Thursday, October 3, 2013

Acid rain over Britain

A new report on Britain's environment found that levels of sulphur in our atmosphere have dropped 90 per cent compared with their peak level in the 1950s.

Now a similar political drive is needed to tackle the problem of nitrogen emissions from cars, power stations and farms and prevent the pollution from killing off wild flowers, experts said.
Having too much nitrogen in the atmosphere over-fertilises the Earth and allows grasses and weeds such as nettles to flourish, causing the disappearance of wild flowering plants.

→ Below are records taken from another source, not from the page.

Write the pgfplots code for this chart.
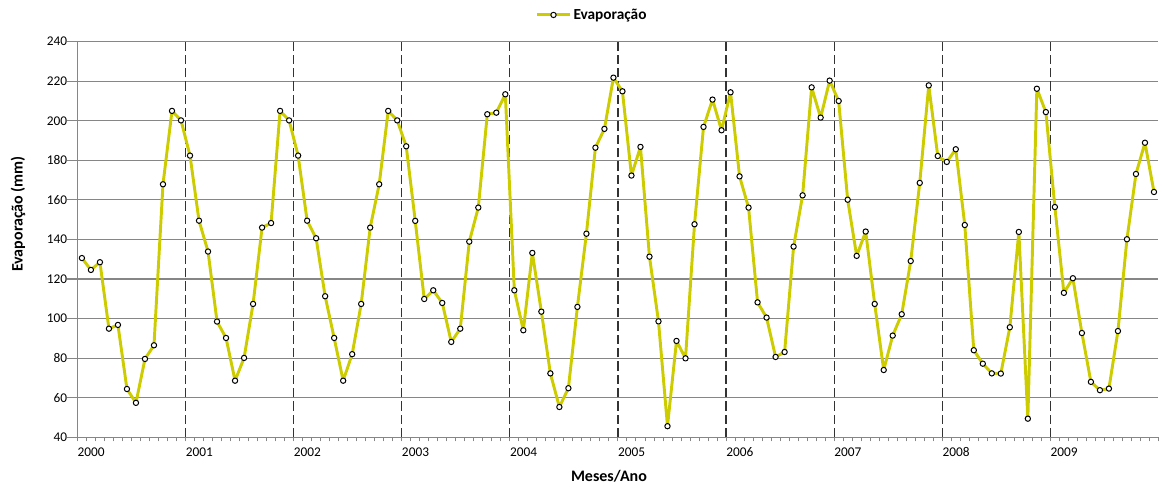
\documentclass[border=0pt]{standalone}
\usepackage{fontspec}
\setmainfont{Carlito}
\usepackage{pgfplots}
\usepackage{pgfplotstable}
\pgfplotsset{compat=1.18}
\definecolor{evap}{RGB}{204,204,0}
\definecolor{gridgray}{RGB}{134,134,134}
\pgfplotstableread{
x y
0 130.6
1 124.6
2 128.5
3 94.9
4 96.8
5 64.4
6 57.4
7 79.6
8 86.5
9 167.9
10 205.0
11 200.2
12 182.4
13 149.5
14 133.9
15 98.5
16 90.2
17 68.6
18 80.1
19 107.4
20 146.0
21 148.3
22 205.0
23 200.2
24 182.4
25 149.5
26 140.6
27 111.3
28 90.2
29 68.6
30 82.0
31 107.4
32 146.0
33 167.9
34 205.0
35 200.2
36 187.1
37 149.4
38 109.9
39 114.3
40 107.9
41 88.2
42 94.9
43 138.9
44 156.1
45 203.3
46 204.1
47 213.4
48 114.3
49 94.1
50 133.2
51 103.5
52 72.3
53 55.3
54 64.8
55 105.9
56 142.9
57 186.4
58 195.9
59 221.8
60 214.9
61 172.3
62 186.8
63 131.3
64 98.6
65 45.6
66 88.7
67 79.9
68 147.7
69 196.9
70 210.7
71 195.2
72 214.4
73 171.9
74 156.1
75 108.2
76 100.5
77 80.6
78 83.1
79 136.4
80 162.3
81 216.9
82 201.6
83 220.3
84 210.0
85 160.1
86 131.7
87 144.0
88 107.4
89 74.0
90 91.4
91 102.2
92 129.1
93 168.6
94 217.9
95 182.2
96 179.2
97 185.6
98 147.3
99 84.0
100 77.2
101 72.3
102 72.2
103 95.6
104 143.8
105 49.4
106 216.2
107 204.4
108 156.4
109 113.0
110 120.4
111 92.7
112 68.0
113 63.8
114 64.6
115 93.7
116 140.1
117 173.1
118 188.9
119 164.0
}\evapdata
\begin{document}
\begin{tikzpicture}
\useasboundingbox (0,0) rectangle (871.5pt,368.25pt);
\begin{axis}[
  at={(58.05pt,40.3pt)}, anchor=south west,
  scale only axis, width=810.8pt, height=296.7pt,
  xmin=-0.5, xmax=119.5, ymin=40, ymax=240,
  ytick={40,60,...,240},
  xtick={-0.5,11.5,...,107.5},
  xticklabels={2000,2001,2002,2003,2004,2005,2006,2007,2008,2009},
  minor xtick={-0.5,0.5,...,119.5},
  axis x line*=bottom, axis y line*=left,
  axis line style={draw=gridgray, line width=0.9pt},
  tick align=outside,
  major tick length=7.5pt, minor tick length=3pt,
  major x tick style={draw=none},
  minor x tick style={draw=gridgray, line width=0.7pt},
  ytick style={draw=gridgray, line width=0.9pt},
  ymajorgrids,
  major grid style={draw=gridgray, line width=0.9pt},
  /pgf/number format/assume math mode=true,
  ticklabel style={font=\fontsize{10}{12}\selectfont, text=black},
  yticklabel style={anchor=east, inner xsep=0pt},
  xticklabel style={anchor=north west, inner xsep=0pt, inner ysep=0pt},
  extra x ticks={11.5,23.5,...,107.5},
  extra x tick labels={},
  extra x tick style={grid=major, major x tick style={draw=none},
     major grid style={draw=black!80, line width=0.9pt, dash pattern=on 7pt off 3pt}},
  xlabel={Meses/Ano},
  ylabel={Evaporação (mm)},
  every axis x label/.style={at={(axis description cs:0.4917,-0.1122)}, anchor=base, font=\fontsize{12}{14}\bfseries},
  every axis y label/.style={at={(axis description cs:-0.0549,0.5645)}, anchor=center, rotate=90, font=\fontsize{12}{14}\bfseries},
  legend style={at={(axis description cs:0.476,1.0675)}, anchor=center, draw=none, fill=none,
     font=\fontsize{11.5}{13}\bfseries, inner sep=0pt, nodes={inner xsep=1.5pt}},
  legend image code/.code={\draw[mark repeat=2,mark phase=2,#1] plot coordinates {(0pt,0pt) (12.4pt,0pt) (24.8pt,0pt)};},
  clip=false,
]
\addplot[color=evap, line width=2.2pt, line join=round, mark=*, mark size=2pt,
  mark options={fill=white, draw=black, line width=0.75pt}] table[x=x,y=y] {\evapdata};
\addlegendentry{Evaporação}
\end{axis}
\end{tikzpicture}
\end{document}
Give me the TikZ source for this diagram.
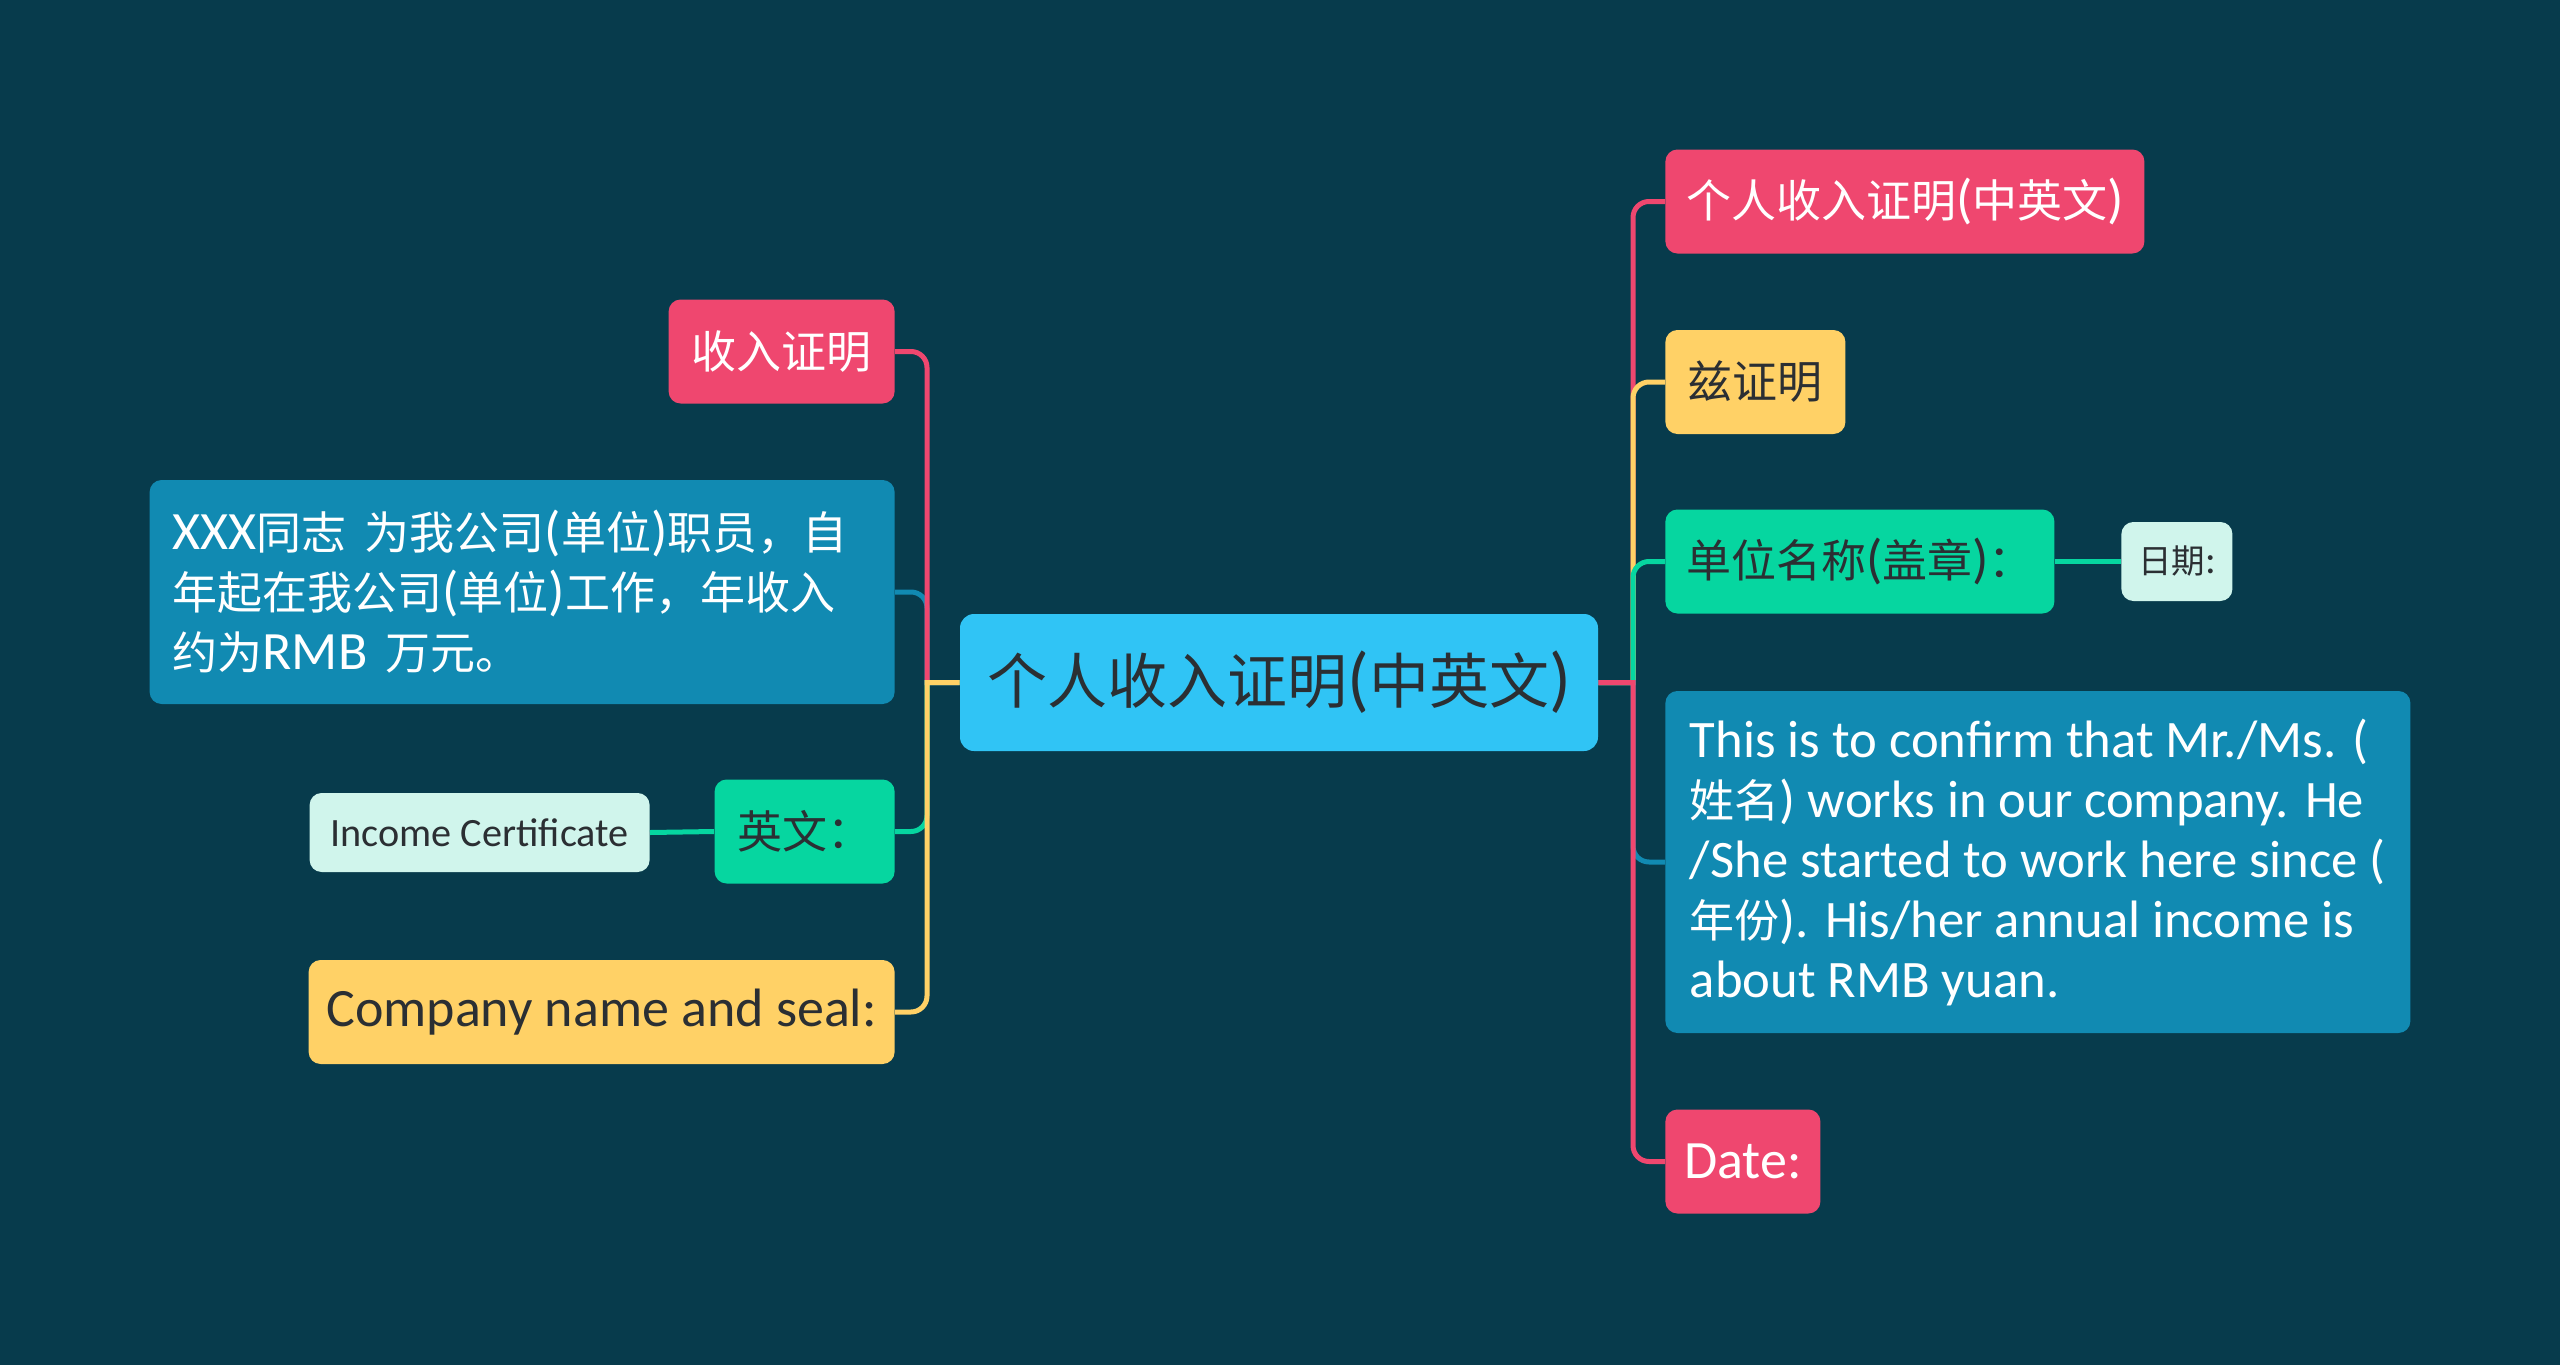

The warning came in a new report led by the Centre for Ecology and Hydrology, which analysed how the chemical climate of the UK has changed in recent decades.In the 1970s sulphur pollution released in Britain caused acid rain which damaged limestone buildings and made freshwater lakes in Britain and Scandinavia more acidic, killing fish.During the 1980s Mrs Thatcher's government committed to tackling the problem, resulting in a major improvement in the cleanliness of air and water, but similar efforts are needed to tackle the problems of ground level ozone pollution and nitrogen, the report said.



Prof David Fowler, who led the study, said: "Margaret Thatcher decided there was a problem and we needed to fix it...you only have to see the air quality across the UK, how clean the air is, to see we've made big progress."No-one has decided to do the same for nitrogen. There is no great policy we have to fix the nitrogen problem, and that is why it is generally becoming a bigger issue."